All the data must come back unchanged, except that pictures are left out.

* START *

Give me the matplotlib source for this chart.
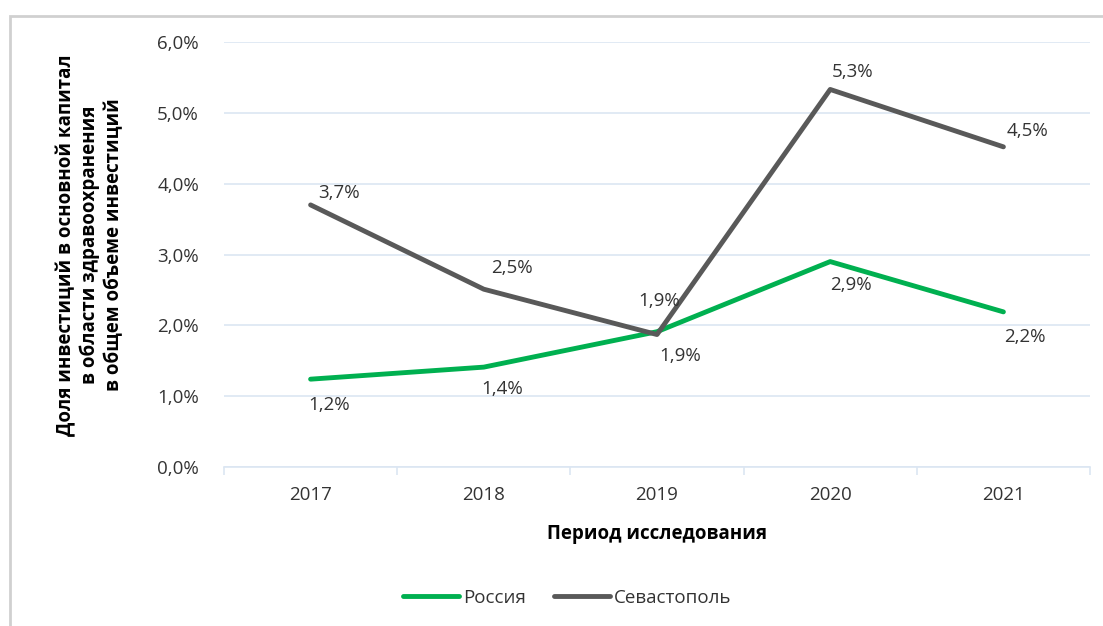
import numpy as np
import matplotlib.pyplot as plt
from matplotlib.patches import Rectangle

plt.rcParams['font.family'] = ['Open Sans', 'DejaVu Sans']

years = ['2017', '2018', '2019', '2020', '2021']
russia = [1.24, 1.41, 1.91, 2.90, 2.19]
sevastopol = [3.70, 2.51, 1.87, 5.33, 4.52]
russia_labels = ['1,2%', '1,4%', '1,9%', '2,9%', '2,2%']
sevastopol_labels = ['3,7%', '2,5%', '1,9%', '5,3%', '4,5%']

GREEN = '#00b050'
GREY = '#595959'
GRID = '#dce6f2'
TXT = '#333333'

# label offsets in pixels (dx, dy up)
sev_off = [(28, 12), (28, 21), (2, 34), (22, 17), (24, 16)]
rus_off = [(19, -26), (18, -22), (23, -24), (21, -23), (21, -25)]

fig = plt.figure(figsize=(11.03, 6.26), dpi=100)
ax = fig.add_axes([224 / 1103, 1 - 467 / 626, 866 / 1103, 425 / 626])

# Outer frame of the chart
fig.patches.append(Rectangle((10 / 1103, -0.05), 1.2, 1 - 16 / 626 + 0.05,
                             transform=fig.transFigure, fill=False,
                             edgecolor='#d0d0d0', linewidth=2))

x = np.arange(len(years))
ax.plot(x, russia, color=GREEN, linewidth=3.5, solid_capstyle='round', label='Россия')
ax.plot(x, sevastopol, color=GREY, linewidth=3.5, solid_capstyle='round', label='Севастополь')

# Data labels (pixel offsets -> points)
for i in range(len(years)):
    ax.annotate(sevastopol_labels[i], (x[i], sevastopol[i]),
                xytext=(sev_off[i][0] * 0.72, sev_off[i][1] * 0.72),
                textcoords='offset points', ha='center', va='center',
                fontsize=13.5, color=TXT)
    ax.annotate(russia_labels[i], (x[i], russia[i]),
                xytext=(rus_off[i][0] * 0.72, rus_off[i][1] * 0.72),
                textcoords='offset points', ha='center', va='center',
                fontsize=13.5, color=TXT)

ax.set_xlim(-0.5, len(years) - 0.5)
ax.set_ylim(0, 6)
ax.set_yticks(np.arange(0, 7, 1))
ax.set_yticklabels([f'{v},0%' for v in range(7)])
ax.set_xticks(x)
ax.set_xticklabels(years)
ax.set_xticks(np.arange(-0.5, len(years), 1), minor=True)

ax.grid(axis='y', color=GRID, linewidth=1.2)
ax.set_axisbelow(True)
for s in ['top', 'right', 'left']:
    ax.spines[s].set_visible(False)
ax.spines['bottom'].set_color(GRID)
ax.spines['bottom'].set_linewidth(1.2)
ax.tick_params(axis='y', length=0, labelsize=13.5, labelcolor=TXT, pad=18)
ax.tick_params(axis='x', which='major', length=0, labelsize=13.5, labelcolor=TXT, pad=14)
ax.tick_params(axis='x', which='minor', length=6, color=GRID, width=1.2)

ax.set_xlabel('Период исследования', fontsize=13.5, fontweight='bold', labelpad=14,
              color='black')
fig.text(90 / 1103, 1 - 245 / 626,
         'Доля инвестиций в основной капитал\nв области здравоохранения\nв общем объеме инвестиций',
         rotation=90, ha='center', va='center', fontsize=13.5, fontweight='bold',
         multialignment='center', linespacing=1.25)

fig.legend(loc='center', bbox_to_anchor=(567 / 1103, 1 - 598 / 626), ncol=2,
           frameon=False, fontsize=13.5, handlelength=3.0, handletextpad=0.2,
           columnspacing=1.5, labelcolor=TXT)

fig.savefig('out.png', dpi=100)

* END *

● Result
Give me the matplotlib source for this chart.
import numpy as np
import matplotlib.pyplot as plt
from matplotlib.patches import Rectangle

plt.rcParams['font.family'] = ['Open Sans', 'DejaVu Sans']

years = ['2017', '2018', '2019', '2020', '2021']
russia = [1.24, 1.41, 1.91, 2.90, 2.19]
sevastopol = [3.70, 2.51, 1.87, 5.33, 4.52]
russia_labels = ['1,2%', '1,4%', '1,9%', '2,9%', '2,2%']
sevastopol_labels = ['3,7%', '2,5%', '1,9%', '5,3%', '4,5%']

GREEN = '#00b050'
GREY = '#595959'
GRID = '#dce6f2'
TXT = '#333333'

# label offsets in pixels (dx, dy up)
sev_off = [(28, 12), (28, 21), (2, 34), (22, 17), (24, 16)]
rus_off = [(19, -26), (18, -22), (23, -24), (21, -23), (21, -25)]

fig = plt.figure(figsize=(11.03, 6.26), dpi=100)
ax = fig.add_axes([224 / 1103, 1 - 467 / 626, 866 / 1103, 425 / 626])

# Outer frame of the chart
fig.patches.append(Rectangle((10 / 1103, -0.05), 1.2, 1 - 16 / 626 + 0.05,
                             transform=fig.transFigure, fill=False,
                             edgecolor='#d0d0d0', linewidth=2))

x = np.arange(len(years))
ax.plot(x, russia, color=GREEN, linewidth=3.5, solid_capstyle='round', label='Россия')
ax.plot(x, sevastopol, color=GREY, linewidth=3.5, solid_capstyle='round', label='Севастополь')

# Data labels (pixel offsets -> points)
for i in range(len(years)):
    ax.annotate(sevastopol_labels[i], (x[i], sevastopol[i]),
                xytext=(sev_off[i][0] * 0.72, sev_off[i][1] * 0.72),
                textcoords='offset points', ha='center', va='center',
                fontsize=13.5, color=TXT)
    ax.annotate(russia_labels[i], (x[i], russia[i]),
                xytext=(rus_off[i][0] * 0.72, rus_off[i][1] * 0.72),
                textcoords='offset points', ha='center', va='center',
                fontsize=13.5, color=TXT)

ax.set_xlim(-0.5, len(years) - 0.5)
ax.set_ylim(0, 6)
ax.set_yticks(np.arange(0, 7, 1))
ax.set_yticklabels([f'{v},0%' for v in range(7)])
ax.set_xticks(x)
ax.set_xticklabels(years)
ax.set_xticks(np.arange(-0.5, len(years), 1), minor=True)

ax.grid(axis='y', color=GRID, linewidth=1.2)
ax.set_axisbelow(True)
for s in ['top', 'right', 'left']:
    ax.spines[s].set_visible(False)
ax.spines['bottom'].set_color(GRID)
ax.spines['bottom'].set_linewidth(1.2)
ax.tick_params(axis='y', length=0, labelsize=13.5, labelcolor=TXT, pad=18)
ax.tick_params(axis='x', which='major', length=0, labelsize=13.5, labelcolor=TXT, pad=14)
ax.tick_params(axis='x', which='minor', length=6, color=GRID, width=1.2)

ax.set_xlabel('Период исследования', fontsize=13.5, fontweight='bold', labelpad=14,
              color='black')
fig.text(90 / 1103, 1 - 245 / 626,
         'Доля инвестиций в основной капитал\nв области здравоохранения\nв общем объеме инвестиций',
         rotation=90, ha='center', va='center', fontsize=13.5, fontweight='bold',
         multialignment='center', linespacing=1.25)

fig.legend(loc='center', bbox_to_anchor=(567 / 1103, 1 - 598 / 626), ncol=2,
           frameon=False, fontsize=13.5, handlelength=3.0, handletextpad=0.2,
           columnspacing=1.5, labelcolor=TXT)

fig.savefig('out.png', dpi=100)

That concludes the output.